Directed by: Ben Affleck
Premise: A Boston bank robber (Ben Affleck) falls for a woman (Rebecca Hall) employed at the bank he just held up. As he tries to find a way out of his lifestyle, the people around him, including a psychotic friend (Jeremy Renner), force him into taking one last job.
What Works: The Town is an impressive entry in the cops and robbers genre. The film is excellently shot and edited and director Ben Affleck has a keen sense for how to tell a lean story while still adequately shaping the characters and subplots. Unlike some other heist films, The Town is at all times credible in its robberies, chases, and shootouts. The film does not overreach in an attempt to be too clever for its own good, as some bank robbery films are prone to do. Instead the focus is on the characters and the environment in which they live, and the actors deliver very impressive performances. Ben Affleck plays his role very well, as he reconciles the violent and lawless criminal actions of this man with a sense of hope and decency. It is a careful performance that isn’t flashy and is easy to overlook. The really standout roles of The Town belong to Rebecca Hall and Jeremy Renner. Hall is sweet and vulnerable but the film fleshes her out into a full character with dignity and intelligence. Renner has the most ostentatious role in the film, as he is the most violent, but like Affleck, Renner provides his character some sense of decency or at least an internal code of ethics that he rigidly stands behind. There are some smaller supporting roles (glorified cameos really) by Chris Cooper as the incarcerated father to Affleck’s character and Pete Postlethwaite as the local crime lord. The two men contribute a lot to the film in the little bit of screen time that they are given and their presence opens up the film to a new theme: the way violence and criminality are passed from father to son. This underlying theme, and the struggle of Affleck’s character with it, gives The Town a deeper and more complex meaning underlying its cops and robbers surface.

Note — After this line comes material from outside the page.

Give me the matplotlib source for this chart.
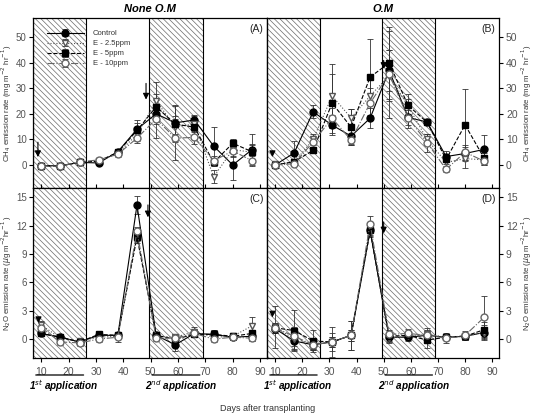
import numpy as np
import matplotlib
matplotlib.use('Agg')
import matplotlib.pyplot as plt

plt.rcParams['font.family'] = ['Liberation Sans', 'DejaVu Sans']
plt.rcParams['hatch.linewidth'] = 0.5

days = [10, 17, 24, 31, 38, 45, 52, 59, 66, 73, 80, 87]
labels = ['Control', 'E - 2.5ppm', 'E - 5ppm', 'E - 10ppm']

# CH4, none O.M (A)
ctrl_A = [-0.3, -0.3, 1.0, 0.8, 5.2, 14.0, 20.0, 16.5, 17.6, 7.4, 0.0, 6.0]
e25_A = [-0.2, -0.3, 1.2, 1.5, 4.5, 12.0, 25.0, 15.0, 16.0, -4.6, 6.0, 5.0]
e5_A = [-0.3, -0.4, 1.1, 1.5, 5.0, 13.5, 22.8, 16.0, 14.8, 1.0, 8.5, 5.2]
e10_A = [-0.5, -0.4, 1.2, 2.0, 4.2, 10.5, 18.0, 10.5, 10.8, 1.7, 5.5, 1.7]
ctrl_A_err = [0.3, 0.3, 0.5, 0.5, 1.0, 3.5, 4.0, 7.0, 2.0, 7.4, 6.0, 6.0]
e25_A_err = [0.3, 0.3, 0.5, 0.5, 1.0, 2.5, 7.5, 3.0, 3.0, 2.5, 3.0, 3.0]
e5_A_err = [0.3, 0.3, 0.5, 0.5, 1.0, 3.0, 5.0, 7.0, 3.0, 1.5, 1.5, 3.0]
e10_A_err = [0.3, 0.3, 0.5, 0.5, 1.0, 2.0, 7.5, 8.5, 2.5, 2.0, 2.0, 2.0]

# CH4, O.M (B)
ctrl_B = [0.0, 4.7, 20.8, 15.6, 11.3, 18.3, 37.0, 18.6, 16.8, 3.3, 4.5, 6.1]
e25_B = [0.2, 1.0, 10.0, 27.0, 18.4, 27.0, 35.0, 23.0, 10.0, 1.0, 2.5, 2.0]
e5_B = [0.0, 1.3, 5.7, 24.2, 14.8, 34.4, 39.9, 23.3, 16.7, 2.2, 15.7, 2.7]
e10_B = [0.0, 0.5, 9.0, 18.3, 9.7, 24.2, 35.5, 18.5, 8.7, -1.7, 5.0, 1.5]
ctrl_B_err = [0.5, 4.5, 2.5, 4.0, 3.0, 4.0, 8.0, 4.0, 1.0, 2.0, 2.5, 5.7]
e25_B_err = [0.5, 1.0, 2.0, 12.5, 3.5, 8.0, 10.0, 3.0, 2.0, 2.0, 3.5, 2.0]
e5_B_err = [0.5, 1.0, 1.0, 11.5, 7.0, 15.0, 14.0, 4.5, 1.0, 2.0, 14.0, 2.0]
e10_B_err = [0.5, 0.8, 2.0, 4.0, 2.0, 6.0, 17.0, 3.0, 3.5, 1.2, 3.0, 1.5]

# N2O, none O.M (C)
ctrl_C = [0.6, 0.2, -0.3, 0.4, 0.4, 14.2, 0.4, -0.6, 0.6, 0.5, 0.2, 0.3]
e25_C = [1.5, 0.1, -0.2, 0.2, 0.3, 11.0, 0.3, 0.2, 0.8, 0.2, 0.3, 1.4]
e5_C = [0.6, 0.2, -0.3, 0.5, 0.4, 10.8, 0.4, 0.0, 0.5, 0.5, 0.3, 0.6]
e10_C = [1.2, -0.3, -0.4, 0.0, 0.2, 11.4, 0.1, 0.1, 0.6, 0.0, 0.2, 0.1]
ctrl_C_err = [0.3, 0.3, 0.3, 0.3, 0.3, 0.9, 0.3, 0.7, 0.4, 0.5, 0.3, 0.5]
e25_C_err = [0.4, 0.3, 0.3, 0.3, 0.3, 0.6, 0.3, 0.3, 0.5, 0.3, 0.3, 0.9]
e5_C_err = [0.3, 0.3, 0.3, 0.3, 0.3, 0.6, 0.3, 0.3, 0.3, 0.5, 0.3, 0.4]
e10_C_err = [0.3, 0.3, 0.3, 0.3, 0.5, 0.5, 0.3, 0.3, 0.3, 0.3, 0.3, 0.3]

# N2O, O.M (D)
ctrl_D = [1.1, -0.2, -0.6, -0.3, 0.4, 11.5, 0.2, 0.2, 0.4, 0.2, 0.3, 0.7]
e25_D = [1.3, 0.0, -0.5, -0.3, 0.4, 11.4, 0.1, 0.3, 0.5, 0.2, 0.3, 0.7]
e5_D = [1.2, 0.9, -0.2, -0.3, 0.4, 11.5, 0.3, 0.4, -0.1, 0.2, 0.3, 1.0]
e10_D = [1.2, 0.3, -0.6, -0.3, 0.4, 12.2, 0.5, 0.6, 0.4, 0.1, 0.4, 2.3]
ctrl_D_err = [0.5, 1.0, 0.5, 0.5, 0.6, 0.6, 0.5, 0.4, 0.5, 0.3, 0.4, 0.6]
e25_D_err = [2.2, 1.0, 0.5, 0.5, 0.6, 0.6, 0.5, 0.4, 0.5, 0.3, 0.4, 0.8]
e5_D_err = [0.5, 2.2, 1.2, 1.0, 1.5, 0.5, 0.5, 0.4, 0.8, 0.3, 0.4, 0.8]
e10_D_err = [0.5, 1.0, 0.5, 1.6, 1.5, 0.8, 0.5, 0.5, 0.8, 0.5, 0.5, 2.3]

hatch_spans = [(7, 26.5), (49.5, 69)]
# application arrows: (day, y_start, y_end) per panel
arrows_A = [(8.8, 10, 2), (48.3, 33, 24.5)]
arrows_B = [(9.0, 6.5, 2), (50.0, 42, 36.5)]
arrows_C = [(9.0, 2.6, 1.4), (49.0, 14.5, 12.6)]
arrows_D = [(9.0, 3.1, 2.0), (50.0, 12.7, 10.9)]

styles = [
    dict(marker='o', mfc='black', mec='black', ls='-', color='black'),
    dict(marker='v', mfc='white', mec='#555555', ls=':', color='#555555'),
    dict(marker='s', mfc='black', mec='black', ls='--', color='black'),
    dict(marker='o', mfc='white', mec='#666666', ls='-.', color='#666666'),
]

fig = plt.figure(figsize=(5.36, 4.15), dpi=100)
W, H = 536, 415
def box(x0, y0, x1, y1):
    return [x0 / W, 1 - y1 / H, (x1 - x0) / W, (y1 - y0) / H]

axA = fig.add_axes(box(33, 18, 267, 188))
axB = fig.add_axes(box(267, 18, 499, 188))
axC = fig.add_axes(box(33, 188, 267, 358))
axD = fig.add_axes(box(267, 188, 499, 358))

panels = [
    (axA, [ctrl_A, e25_A, e5_A, e10_A], [ctrl_A_err, e25_A_err, e5_A_err, e10_A_err], arrows_A, '(A)'),
    (axB, [ctrl_B, e25_B, e5_B, e10_B], [ctrl_B_err, e25_B_err, e5_B_err, e10_B_err], arrows_B, '(B)'),
    (axC, [ctrl_C, e25_C, e5_C, e10_C], [ctrl_C_err, e25_C_err, e5_C_err, e10_C_err], arrows_C, '(C)'),
    (axD, [ctrl_D, e25_D, e5_D, e10_D], [ctrl_D_err, e25_D_err, e5_D_err, e10_D_err], arrows_D, '(D)'),
]

for ax, series, errs, arrows, tag in panels:
    for x0, x1 in hatch_spans:
        ax.axvspan(x0, x1, facecolor='none', edgecolor='#6a6a6a', hatch='\\' * 6, lw=0, zorder=0)
        ax.axvline(x0, color='black', lw=0.8, zorder=1)
        ax.axvline(x1, color='black', lw=0.8, zorder=1)
    for vals, err, st, lab in zip(series, errs, styles, labels):
        ax.errorbar(days, vals, yerr=err, marker=st['marker'], mfc=st['mfc'], mec=st['mec'],
                    ls=st['ls'], color=st['color'], ecolor='#333333', elinewidth=0.6,
                    capsize=2, capthick=0.6, lw=0.8, ms=5, label=lab, zorder=3)
    for d, y0, y1 in arrows:
        ax.annotate('', xy=(d, y1), xytext=(d, y0),
                    arrowprops=dict(arrowstyle='-|>', color='black', lw=0.8,
                                    mutation_scale=9), zorder=5)
    ax.text(0.985, 0.965, tag, transform=ax.transAxes, ha='right', va='top', fontsize=7.5, color='#222222')
    ax.set_xlim(7, 92.5)
    ax.set_xticks([10, 20, 30, 40, 50, 60, 70, 80, 90])
    for s in ax.spines.values():
        s.set_linewidth(0.9)

for ax in (axA, axB):
    ax.set_ylim(-9, 57.5)
    ax.set_yticks([0, 10, 20, 30, 40, 50])
    ax.tick_params(axis='x', direction='in', labelbottom=False, length=3)
for ax in (axC, axD):
    ax.set_ylim(-2, 16)
    ax.set_yticks([0, 3, 6, 9, 12, 15])
    ax.tick_params(axis='x', direction='out', length=3, labelsize=7.5, labelcolor='#555555')

for ax in (axA, axC):
    ax.tick_params(axis='y', direction='out', length=3, pad=1.5, labelsize=7, labelcolor='#555555')
for ax in (axB, axD):
    ax.yaxis.tick_right()
    ax.yaxis.set_label_position('right')
    ax.tick_params(axis='y', direction='out', length=3, pad=2, labelsize=7.5, labelcolor='#555555')

ylab_ch4 = r'CH$_4$ emission rate (mg m$^{-2}$ hr$^{-1}$)'
ylab_n2o = r'N$_2$O emission rate ($\mu$g m$^{-2}$hr$^{-1}$ )'
for ax, lab in ((axA, ylab_ch4), (axB, ylab_ch4), (axC, ylab_n2o), (axD, ylab_n2o)):
    ax.set_ylabel(lab, fontsize=5.6, color='#333333')
for ax in (axA, axC):
    ax.yaxis.set_label_coords(-0.082, 0.5)
for ax in (axB, axD):
    ax.yaxis.set_label_coords(1.09, 0.5)

axA.set_title('None O.M', fontsize=8, fontweight='bold', style='italic', pad=4)
axB.set_title('O.M', fontsize=8, fontweight='bold', style='italic', pad=4)

leg = axA.legend(loc='upper left', bbox_to_anchor=(0.03, 0.97), frameon=False, fontsize=5.5,
                 handlelength=4.8, handletextpad=1.2, labelspacing=0.35, labelcolor='#333333')

# application bars under the bottom panels
for ax in (axC, axD):
    for (x0, x1), txt in zip(hatch_spans, ['1$^{st}$ application', '2$^{nd}$ application']):
        ax.annotate('', xy=(x1, -0.1), xytext=(x0, -0.1), xycoords=('data', 'axes fraction'),
                    arrowprops=dict(arrowstyle='-', color='black', lw=0.9), annotation_clip=False)
        ax.text(x0 - 1.5, -0.165, txt, transform=ax.get_xaxis_transform(), ha='left', va='center',
                fontsize=7.2, fontweight='bold', style='italic', clip_on=False)

fig.text(0.5, 0.006, 'Days after transplanting', ha='center', va='bottom', fontsize=6.5, color='#333333')

fig.savefig('out.png', dpi=100)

What Doesn’t: The Town is fairly predictable and viewers familiar with the heist genre will note a lot of characteristic and even cliché characters and plot twists such as the love affair with a good woman who allows a path to redemption, the psychotic friend and the crime lord, and the final job that will allow the hero to escape his station in life. Although these conventions are all here, The Town does them well and its characters are vibrant enough to give the film a pass.
Bottom Line: The Town is an excellent heist picture on par with similar films like Bonnie and Clyde, The Departed, and Heat. This is a lean film full of excellent acting performances and despite its reliance on convention it is an impressive piece of movie making.